The film centers on Melanie (Saoirse Ronan), who finds herself in a love triangle. But unlike "Twilight," the threat to love and humanity is not vampires but evil aliens, who invade our bodies and exert mind control.
Directed by Andrew Niccol (whose previous credits include "Gattaca," "Lord of War" and "In Time"), "The Host" also stars Jake Abel, William Hurt, and Diane Kruger as the villainous alien leader.
"G.I. Joe: Retaliation" (Paramount) continues the exploits of the military heroes of 2009's "G.I. Joe: The Rise of Cobra" -- a sequel that was delayed by the decision to convert the new film to 3-D.
"Retaliation," in which the Hasbro dolls-come-to-life much protect the world from a global threat of WMDs, stars Dwayne Johnson (The Rock), Bruce Willis, Channing Tatum, Lee Byung-hun, Adrianne Palicki, Ray Park and Jonathan Pryce.
"Tyler Perry's Temptation" (Lionsgate), is a tale of forbidden desires in which an ambitious -- and married -- woman is tempted by a billionaire. Complications ensue.
The film stars Jurnee Smollett-Bell, Lance Gross, Kim Kardashian, Vanessa Williams, Robbie Jones, Renee Taylor, Ella Joyce and Brandy Norwood.
In limited release:
Ryan Gosling, Bradley Cooper and Eva Mendes star in "The Place Beyond the Pines" (Focus Features), the latest film from Derek Cianfrance (who directed Gosling in "Blue Valentine").
The film spans several decades as it tells the story of a motorcycle stunt driver and bank robber (Gosling), his relationship with a beautiful woman (Mendes), and the policeman (Cooper) whose actions complicate the lives of more than one generation.
Gosling told CBSNews.com's Ken Lombardi that when he was making "Blue Valentine" with Cianfrance, "I had told him about this delusion that I had, that I thought I could get away with robbing a bank. And I thought I'd figured it out and all this stuff, and I told him how I would do it.
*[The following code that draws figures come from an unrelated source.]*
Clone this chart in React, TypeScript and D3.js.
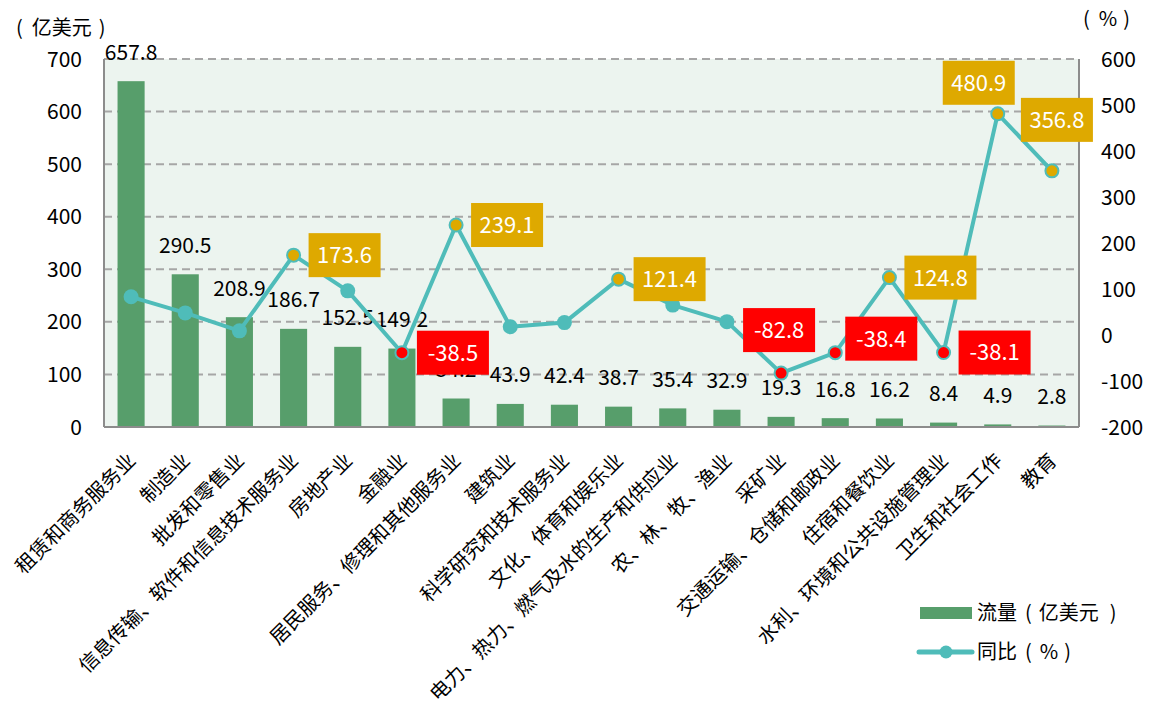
import React from "react";
import * as d3 from "d3";

const categories = [
  "租赁和商务服务业", "制造业", "批发和零售业", "信息传输、软件和信息技术服务业", "房地产业", "金融业",
  "居民服务、修理和其他服务业", "建筑业", "科学研究和技术服务业", "文化、体育和娱乐业",
  "电力、热力、燃气及水的生产和供应业", "农、林、牧、渔业", "采矿业", "交通运输、仓储和邮政业",
  "住宿和餐饮业", "水利、环境和公共设施管理业", "卫生和社会工作", "教育",
];
const flow = [657.8, 290.5, 208.9, 186.7, 152.5, 149.2, 54.2, 43.9, 42.4, 38.7, 35.4, 32.9, 19.3, 16.8, 16.2, 8.4, 4.9, 2.8];
const yoy = [83, 48, 9, 173.6, 96, -38.5, 239.1, 18, 27, 121.4, 65, 29, -82.8, -38.4, 124.8, -38.1, 480.9, 356.8];
const yoyLabeled = [false, false, false, true, false, true, true, false, false, true, false, false, true, true, true, true, true, true];
const leftTicks = [0, 100, 200, 300, 400, 500, 600, 700];
const rightTicks = [-200, -100, 0, 100, 200, 300, 400, 500, 600];

// label box placement (center offset from point)
const labelOffsets: [number, number][] = categories.map((_, i) => {
  if (i === 12) return [-2, -43];
  if (i === 13) return [46, -14];
  if (i === 16) return [-19, -31];
  if (i === 17) return [5, -51];
  return [51, 0];
});

const GREEN = "#579e6b";
const TEAL = "#4fbcb9";
const GOLD = "#dea900";
const RED = "#ff0000";
const FONT = "'Noto Sans CJK SC', 'Noto Sans', sans-serif";

export default function App() {
  const W = 1153, H = 715;
  const left = 104, right = 1079, top = 59, bottom = 427;
  const x = d3.scaleBand<string>().domain(categories).range([left, right]).paddingInner(0.5).paddingOuter(0.25);
  const yL = d3.scaleLinear().domain([0, 700]).range([bottom, top]);
  const yR = d3.scaleLinear().domain([-200, 600]).range([bottom, top]);
  const cx = (i: number) => (x(categories[i]) as number) + x.bandwidth() / 2;
  const line = d3.line<number>().x((_, i) => cx(i)).y((d) => yR(d));

  return (
    <svg width={W} height={H} style={{ position: "absolute", left: 0, top: 0, background: "#fff" }} fontFamily={FONT}>
      <rect x={left} y={top} width={right - left} height={bottom - top} fill="#ecf4ef" />
      {leftTicks.filter((t) => t > 0).map((t) => (
        <line key={t} x1={left} x2={right} y1={yL(t)} y2={yL(t)} stroke="#a6a6a6" strokeWidth={2} strokeDasharray="8,5" />
      ))}
      {/* bars */}
      {flow.map((v, i) => (
        <rect key={i} x={x(categories[i])} y={yL(v)} width={x.bandwidth()} height={bottom - yL(v)} fill={GREEN} />
      ))}
      {/* axes lines */}
      <line x1={left} x2={left} y1={top} y2={bottom} stroke="#8c8c8c" strokeWidth={2} />
      <line x1={right} x2={right} y1={top} y2={bottom} stroke="#8c8c8c" strokeWidth={2} />
      <line x1={left} x2={right} y1={bottom} y2={bottom} stroke="#8c8c8c" strokeWidth={2} />
      {/* left ticks */}
      {leftTicks.map((t) => (
        <text key={t} x={82} y={yL(t)} dy="0.36em" textAnchor="end" fontSize={21} fill="#000">{t}</text>
      ))}
      {rightTicks.map((t) => (
        <text key={t} x={1101} y={yR(t)} dy="0.36em" textAnchor="start" fontSize={21} fill="#000">{t}</text>
      ))}
      <text x={16} y={28} dy="0.36em" fontSize={20} fill="#000">(<tspan dx={9}>亿美元</tspan><tspan dx={7}>)</tspan></text>
      <text x={1083} y={19} dy="0.36em" fontSize={20} fill="#000">(<tspan dx={9}>%</tspan><tspan dx={6}>)</tspan></text>
      {/* bar labels */}
      {flow.map((v, i) => (
        <text key={i} x={cx(i)} y={yL(v) - 29} dy="0.36em" textAnchor="middle" fontSize={21} fill="#000">{v.toFixed(1)}</text>
      ))}
      {/* line */}
      <path d={line(yoy) || ""} fill="none" stroke={TEAL} strokeWidth={4} strokeLinejoin="round" />
      {yoy.map((v, i) => (
        <circle key={i} cx={cx(i)} cy={yR(v)} r={yoyLabeled[i] ? 6.5 : 7.5}
          fill={yoyLabeled[i] ? (v >= 0 ? GOLD : RED) : TEAL} stroke={TEAL} strokeWidth={yoyLabeled[i] ? 2 : 0} />
      ))}
      {/* yoy label boxes */}
      {yoy.map((v, i) => {
        if (!yoyLabeled[i]) return null;
        const bx = cx(i) + labelOffsets[i][0];
        const by = yR(v) + labelOffsets[i][1];
        return (
          <g key={i}>
            <rect x={bx - 36} y={by - 22} width={72} height={44} fill={v >= 0 ? GOLD : RED} />
            <text x={bx} y={by} dy="0.36em" textAnchor="middle" fontSize={22} fill="#fff">{v.toFixed(1)}</text>
          </g>
        );
      })}
      {/* x labels */}
      {categories.map((c, i) => (
        <text key={c} transform={`translate(${cx(i) - 4},${bottom + 25}) rotate(-45)`} textAnchor="end" dy="0.7em" fontSize={20} fill="#000">{c}</text>
      ))}
      {/* legend */}
      <rect x={920} y={607} width={52} height={12} fill={GREEN} />
      <text x={977} y={613} dy="0.36em" fontSize={20} fill="#000">流量<tspan dx={8}>(</tspan><tspan dx={7}>亿美元</tspan><tspan dx={11}>)</tspan></text>
      <line x1={919} x2={972} y1={652} y2={652} stroke={TEAL} strokeWidth={5} strokeLinecap="round" />
      <circle cx={946} cy={652} r={6.5} fill={TEAL} />
      <text x={977} y={652} dy="0.36em" fontSize={20} fill="#000">同比<tspan dx={8}>(</tspan><tspan dx={8}>%</tspan><tspan dx={6}>)</tspan></text>
    </svg>
  );
}
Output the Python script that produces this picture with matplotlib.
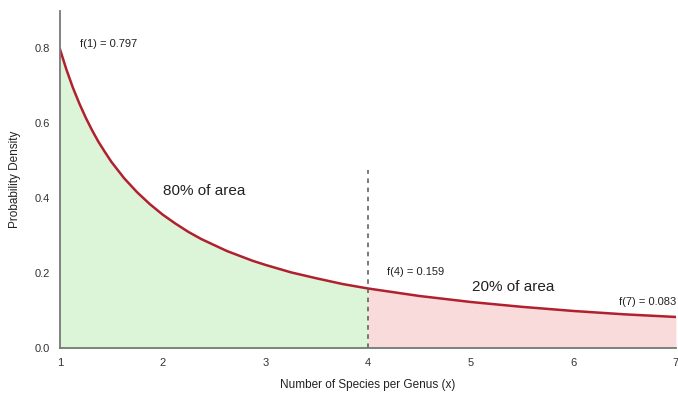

"And he said that he'd just written a script about that, which was obviously a strange coincidence."
Opening in New York City on Friday (and available on VOD and iTunes) is "Room 237" (IFC Films), Rodney Ascher's mesmerizing documentary which explores the possible hidden meanings within Stanley Kubrick's 1980 horror classic, "The Shining."
Is the tale of a family snowbound in a spooky hotel actually a story of the genocide of Native Americans, or a veiled reference to the Holocaust? And did Kubrick really insert clues that suggest he helped NASA fake the 1969 lunar landing?
"Room 237" becomes as twisting and colorful as the Overlook's carpeting, as manic as Jack Nicholson's performance, and as head-shaking as the most colorful conspiracy theories.
It is ultimately as mysterious as its subject, which in turn makes "The Shining" an even greater source of fascination and re-viewing.
"Room 237" opens wider in Los Angeles and across the country beginning Friday, April 5.